The diocese said the release of the findings — which bypassed the memorandum’s provision to supply an advance draft — was timed to “sway legislative debate” in favor of lookback laws allowing civil suits, which have led several dioceses throughout the U.S. to declare bankruptcy in order to settle claims.
The attorney general recommended the diocese establish an independent survivor compensation fund, a monitoring program for credibly accused clergy and a survivors’ rights policy, while doubling down on prevention through — among other methods — nationwide background checks for all clergy and improved internal investigations policies.
Neronha also called for an expansion of the diocese’s credibly accused list, an online database for key diocesan records related to abuse, and a revised letter of understanding with his office that would “include a wider range of sexual misconduct offenses involving minors,” with reports to law enforcement within 24 to 48 hours of receipt by the diocese.
Along with those recommendations, the attorney general’s report specifically called for four legal reforms — one of which addressed the means by which the report itself was created.
In his executive summary, Neronha noted that under current Rhode Island law, grand jury investigations are strictly confidential — unlike Pennsylvania, where a landmark 2018 grand jury inquiry into clergy abuse in six dioceses there sparked a wave of state investigations, including the Rhode Island one.

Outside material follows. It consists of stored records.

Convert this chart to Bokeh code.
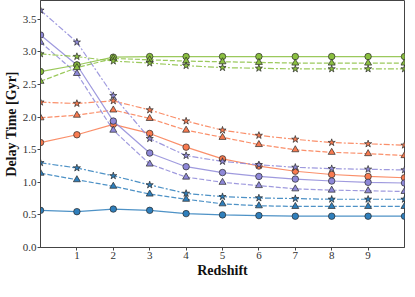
from bokeh.plotting import figure
from bokeh.models import Range1d, FixedTicker, NumeralTickFormatter, ColumnDataSource
from bokeh.embed import file_html
from bokeh.resources import INLINE

redshift = [0, 1, 2, 3, 4, 5, 6, 7, 8, 9, 10]

blue_solid = [0.57, 0.55, 0.59, 0.57, 0.52, 0.50, 0.49, 0.48, 0.48, 0.48, 0.48]
blue_dashed = [1.14, 1.04, 0.94, 0.82, 0.74, 0.67, 0.64, 0.63, 0.63, 0.63, 0.63]
blue_dashdot = [1.30, 1.22, 1.10, 0.96, 0.83, 0.78, 0.76, 0.75, 0.74, 0.74, 0.74]

orange_solid = [1.61, 1.73, 1.89, 1.75, 1.54, 1.36, 1.25, 1.17, 1.12, 1.09, 1.07]
orange_dashed = [1.99, 2.03, 2.11, 1.98, 1.80, 1.69, 1.58, 1.50, 1.46, 1.44, 1.41]
orange_dashdot = [2.23, 2.21, 2.25, 2.11, 1.94, 1.80, 1.72, 1.66, 1.61, 1.59, 1.57]

purple_solid = [3.26, 2.80, 1.94, 1.45, 1.24, 1.15, 1.09, 1.05, 1.02, 1.00, 0.99]
purple_dashed = [3.15, 2.67, 1.80, 1.28, 1.08, 1.00, 0.95, 0.90, 0.88, 0.87, 0.86]
purple_dashdot = [3.64, 3.15, 2.33, 1.67, 1.41, 1.32, 1.27, 1.23, 1.21, 1.20, 1.19]

green_solid = [2.70, 2.80, 2.92, 2.93, 2.93, 2.93, 2.93, 2.93, 2.93, 2.93, 2.93]
green_dashed = [2.55, 2.76, 2.90, 2.88, 2.86, 2.85, 2.84, 2.83, 2.83, 2.83, 2.83]
green_dashdot = [2.97, 2.93, 2.86, 2.83, 2.79, 2.76, 2.75, 2.74, 2.74, 2.74, 2.74]

x_ticks = [1, 2, 3, 4, 5, 6, 7, 8, 9]
y_ticks = [0.0, 0.5, 1.0, 1.5, 2.0, 2.5, 3.0, 3.5]

groups = [
    ("#2f7fbc", blue_solid, blue_dashed, blue_dashdot),
    ("#f97b50", orange_solid, orange_dashed, orange_dashdot),
    ("#8e88d8", purple_solid, purple_dashed, purple_dashdot),
    ("#8abf3f", green_solid, green_dashed, green_dashdot),
]

p = figure(frame_width=364, frame_height=247, x_range=Range1d(0, 10), y_range=Range1d(0, 3.79),
           output_backend="svg", toolbar_location=None,
           min_border_left=0, min_border_right=1, min_border_top=0, min_border_bottom=0)

p.xgrid.visible = False
p.ygrid.visible = False
p.outline_line_color = "#444444"
p.outline_line_width = 1
p.background_fill_color = "white"
p.border_fill_color = "white"

styles = [("solid", "circle", 6.5), ("5 2", "triangle", 7), ("6 2 2 2", "star", 7.5)]

for color, s, d, dd in groups:
    for (dash, marker, size), vals in zip(styles, [s, d, dd]):
        src = ColumnDataSource(dict(x=redshift, y=vals))
        p.line("x", "y", source=src, line_color=color, line_width=1.2, line_dash=dash, line_alpha=0.85)
        p.scatter("x", "y", source=src, marker=marker, size=size, fill_color=color,
                  line_color="#2a2a2a", line_width=0.7)

for ax in (p.xaxis[0], p.yaxis[0]):
    ax.axis_line_color = "#444444"
    ax.major_tick_line_color = "#444444"
    ax.major_tick_out = 3
    ax.major_tick_in = 0
    ax.minor_tick_out = 0
    ax.minor_tick_in = 0
    ax.major_label_text_font = "Liberation Serif"
    ax.major_label_text_font_size = "11px"
    ax.major_label_text_color = "#333333"
    ax.major_label_standoff = 1
    ax.axis_label_text_font = "Liberation Serif"
    ax.axis_label_text_font_style = "bold"
    ax.axis_label_text_font_size = "14px"
    ax.axis_label_text_color = "#111111"
    ax.axis_label_standoff = 1

p.xaxis.ticker = FixedTicker(ticks=x_ticks)
p.yaxis.ticker = FixedTicker(ticks=y_ticks)
p.yaxis.formatter = NumeralTickFormatter(format="0.0")
p.xaxis.axis_label = "Redshift"
p.yaxis.axis_label = "Delay Time [Gyr]"

open("out.html", "w").write(file_html(p, INLINE))
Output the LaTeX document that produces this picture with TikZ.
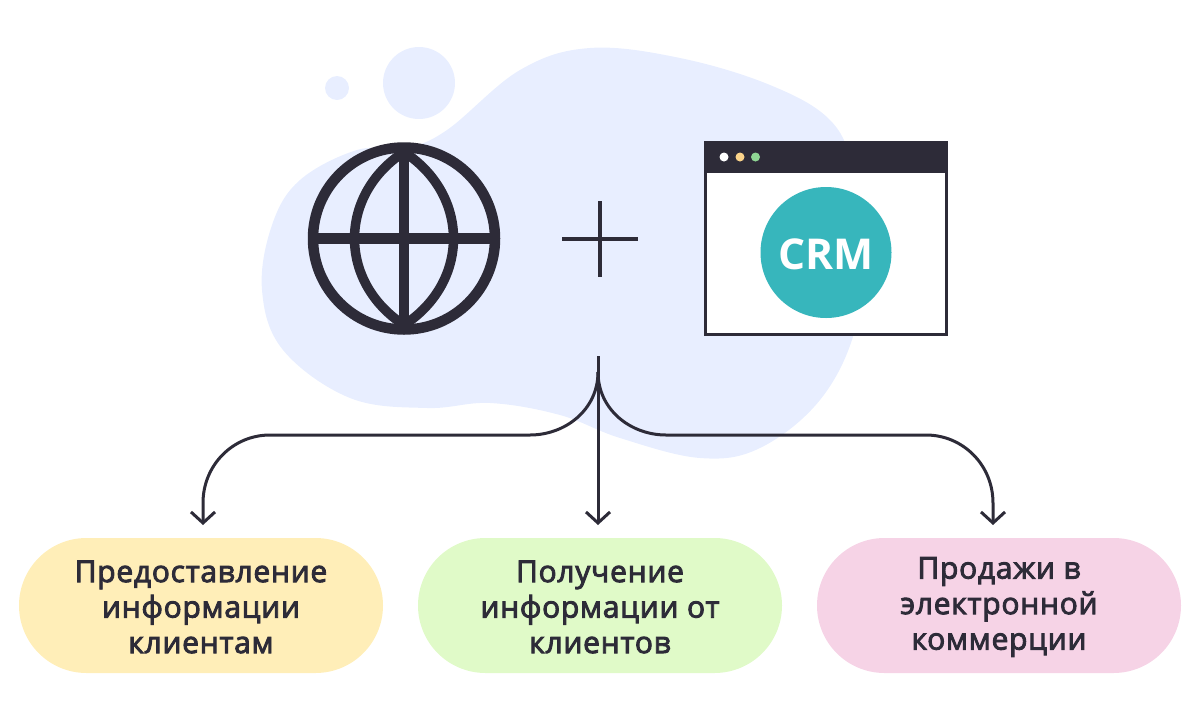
\documentclass[tikz,border=0pt]{standalone}
\usepackage{fontspec}
\setmainfont{Open Sans}
\newfontfamily\semib{Open Sans}[FakeBold=3,LetterSpace=2.4]
\usetikzlibrary{arrows.meta}
\definecolor{ink}{HTML}{2D2B38}
\definecolor{blob}{HTML}{E8EEFF}
\definecolor{teal}{HTML}{37B6BC}
\definecolor{pillY}{HTML}{FFEEB8}
\definecolor{pillG}{HTML}{E0FAC8}
\definecolor{pillP}{HTML}{F6D3E6}
\definecolor{dotY}{HTML}{FBD38A}
\definecolor{dotG}{HTML}{8FD694}
\tikzset{
  pill/.style={rounded corners=67.5pt,minimum width=364pt,minimum height=135pt,inner sep=0pt,align=center},
  pilltext/.style={align=center,inner sep=0pt,text=ink,font=\fontsize{30}{35.5}\selectfont\semib},
  link/.style={draw=ink,line width=3pt,-{Straight Barb[length=11pt,width=24pt,line width=3pt]}},
  globeline/.style={draw=ink,line width=10.5pt},
  plusline/.style={draw=ink,line width=4pt},
  dot/.style={circle,inner sep=0pt,minimum size=9pt},
}
\begin{document}
\begin{tikzpicture}[x=1pt,y=-1pt]
\useasboundingbox (0,0) rectangle (1200,702);
% blobs
\fill[blob] plot[smooth cycle,tension=0.62] coordinates {(447,130)(520,70)(590,48)(680,58)(770,85)(830,120)(853,170)(862,250)(855,330)(820,400)(760,448)(700,458)(620,438)(560,415)(490,403)(427,408)(350,398)(283,350)(262,290)(272,225)(300,180)(357,150)(405,148)};
\node[circle,fill=blob,minimum size=72pt,inner sep=0pt] (bubbleA) at (419,83) {};
\node[circle,fill=blob,minimum size=24pt,inner sep=0pt] (bubbleB) at (337,88) {};
% globe
\coordinate (gc) at (404,238.5);
\draw[globeline] (gc) circle (91pt);
\draw[globeline,line width=9.5pt] (404,152) .. controls (338,195) and (338,282) .. (404,325) .. controls (470,282) and (470,195) .. (404,152) -- cycle;
\draw[globeline] (404,147) -- (404,330);
\draw[globeline] (313,238.5) -- (495,238.5);
% plus
\draw[plusline] (600,201) -- (600,277);
\draw[plusline] (562,238.5) -- (638,238.5);
% window
\node[draw=ink,line width=3pt,fill=white,minimum width=241.5pt,minimum height=192.5pt,inner sep=0pt] (win) at (826,238.5) {};
\fill[ink] (704,141) rectangle (948,173);
\node[dot,fill=white] (d1) at (724,157) {};
\node[dot,fill=dotY] (d2) at (740,157) {};
\node[dot,fill=dotG] (d3) at (755.5,157) {};
\node[circle,fill=teal,minimum size=131pt,inner sep=0pt] (crm) at (826,252.5) {};
\node[text=white,inner sep=0pt,font=\fontsize{42.5}{43}\selectfont\bfseries] (crmtext) at (826,254.5) {CRM};
% pills
\node[pill,fill=pillY] (p1) at (201,605.5) {};
\node[pill,fill=pillG] (p2) at (600,605.5) {};
\node[pill,fill=pillP] (p3) at (999,605.5) {};
\node[pilltext] (t1a) at (201,607) {Предоставление\\информации\\клиентам};
\node[pilltext] (t2a) at (600,607) {Получение\\информации от\\клиентов};
\node[pilltext] (t3a) at (999,607) {Продажи в\\электронной\\коммерции};
% connectors
\coordinate (fork) at (598,356);
\coordinate (split) at (598,372);
\coordinate (t1) at (203,525);
\coordinate (t2) at (598,525);
\coordinate (t3) at (993,525);
\draw[link] (fork) -- (t2);
\draw[link] (split) .. controls (598,410) and (565,435) .. (530,435) -- (270,435) .. controls (233,435) and (203,465) .. (203,503) -- (t1);
\draw[link] (split) .. controls (598,410) and (631,435) .. (666,435) -- (926,435) .. controls (963,435) and (993,465) .. (993,503) -- (t3);
\end{tikzpicture}
\end{document}
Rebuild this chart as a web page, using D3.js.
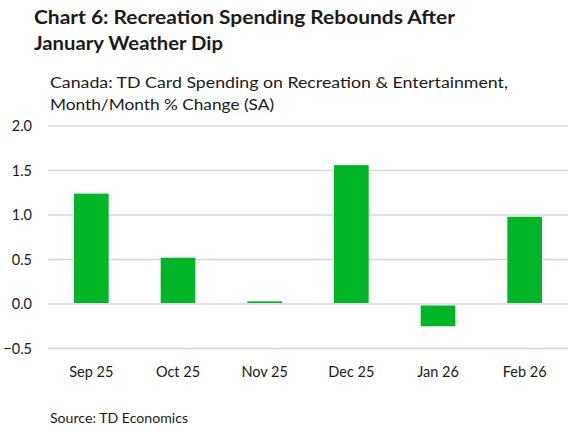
<!DOCTYPE html>
<html>
<head>
<meta charset="utf-8">
<script src="https://d3js.org/d3.v7.min.js"></script>
<style>
  body { margin: 0; background: #fff; }
  text { font-family: Lato, "Open Sans", sans-serif; fill: #1a1a1a; }
</style>
</head>
<body>
<div id="chart"></div>
<script>
var months = ["Sep 25", "Oct 25", "Nov 25", "Dec 25", "Jan 26", "Feb 26"];
var changes = [1.24, 0.52, 0.03, 1.56, -0.25, 0.98];
var yTicks = [-0.5, 0.0, 0.5, 1.0, 1.5, 2.0];

var W = 579, H = 432;
var margin = { top: 126, right: 11, bottom: 84, left: 48 };

var svg = d3.select("#chart").append("svg")
    .attr("width", W)
    .attr("height", H);

var x = d3.scaleBand()
    .domain(months)
    .range([margin.left, W - margin.right])
    .paddingInner(0.6)
    .paddingOuter(0.3);

var y = d3.scaleLinear()
    .domain([-0.5, 2.0])
    .range([H - margin.bottom + 0.5, margin.top]);

// gridlines
svg.append("g")
    .selectAll("line")
    .data(yTicks)
    .join("line")
    .attr("x1", margin.left)
    .attr("x2", W - margin.right)
    .attr("y1", function(d) { return y(d); })
    .attr("y2", function(d) { return y(d); })
    .style("stroke", "#d8d7dc")
    .style("stroke-width", 1.6);

// y labels
svg.append("g")
    .selectAll("text")
    .data(yTicks)
    .join("text")
    .attr("x", 32)
    .attr("y", function(d) { return y(d) + 5; })
    .attr("text-anchor", "end")
    .style("font-size", "14.5px")
    .text(function(d) { return d3.format(".1f")(d); });

// bars
svg.append("g")
    .selectAll("rect")
    .data(changes)
    .join("rect")
    .attr("x", function(d, i) { return x(months[i]); })
    .attr("width", x.bandwidth())
    .attr("y", function(d) { return d >= 0 ? y(d) : y(0) + 1.5; })
    .attr("height", function(d) { return d >= 0 ? y(0) - y(d) - 1 : y(d) - y(0) - 1.5; })
    .style("fill", "#00b526");

// x labels
svg.append("g")
    .selectAll("text")
    .data(months)
    .join("text")
    .attr("x", function(d) { return x(d) + x.bandwidth() / 2; })
    .attr("y", 377)
    .attr("text-anchor", "middle")
    .style("font-size", "14.5px")
    .text(function(d) { return d; });

function fitText(sel, len) {
    sel.attr("textLength", len).attr("lengthAdjust", "spacingAndGlyphs");
}

svg.append("text")
    .attr("x", 34).attr("y", 24)
    .style("font-size", "18px").style("font-weight", "bold")
    .text("Chart 6: Recreation Spending Rebounds After")
    .call(fitText, 421);
svg.append("text")
    .attr("x", 34).attr("y", 50)
    .style("font-size", "18px").style("font-weight", "bold")
    .text("January Weather Dip")
    .call(fitText, 189);

svg.append("text")
    .attr("x", 50).attr("y", 88)
    .style("font-size", "15.5px")
    .text("Canada: TD Card Spending on Recreation & Entertainment,")
    .call(fitText, 458);
svg.append("text")
    .attr("x", 50).attr("y", 110)
    .style("font-size", "15.5px")
    .text("Month/Month % Change (SA)")
    .call(fitText, 224);

svg.append("text")
    .attr("x", 50).attr("y", 423)
    .style("font-size", "13px")
    .text("Source: TD Economics")
    .call(fitText, 138);
</script>
</body>
</html>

With that constraint, the 2019 memorandum of understanding between Neronha’s office and the diocese was the only path for making the current findings public — but Neronha urged the adoption of a grand jury statute that would allow public reports, even if they didn’t return an indictment.
Nerohna also advised amending the state’s statute of limitations for civil claims, while increasing Rhode Island’s criminal statute of limitations for second-degree sexual assault.
In addition, he recommended clarifying Rhode Island’s mandatory reporting law “to explicitly require” reporting known or suspected abuse by clergy, religious leaders or staffers with oversight of children.
The diocese affirmed its commitment to continuing the child protection work it had undertaken three decades earlier, adding, “Results happen when everyone with an interest in protecting children works together cooperatively, without ego or agenda, but with genuine compassion and real understanding.”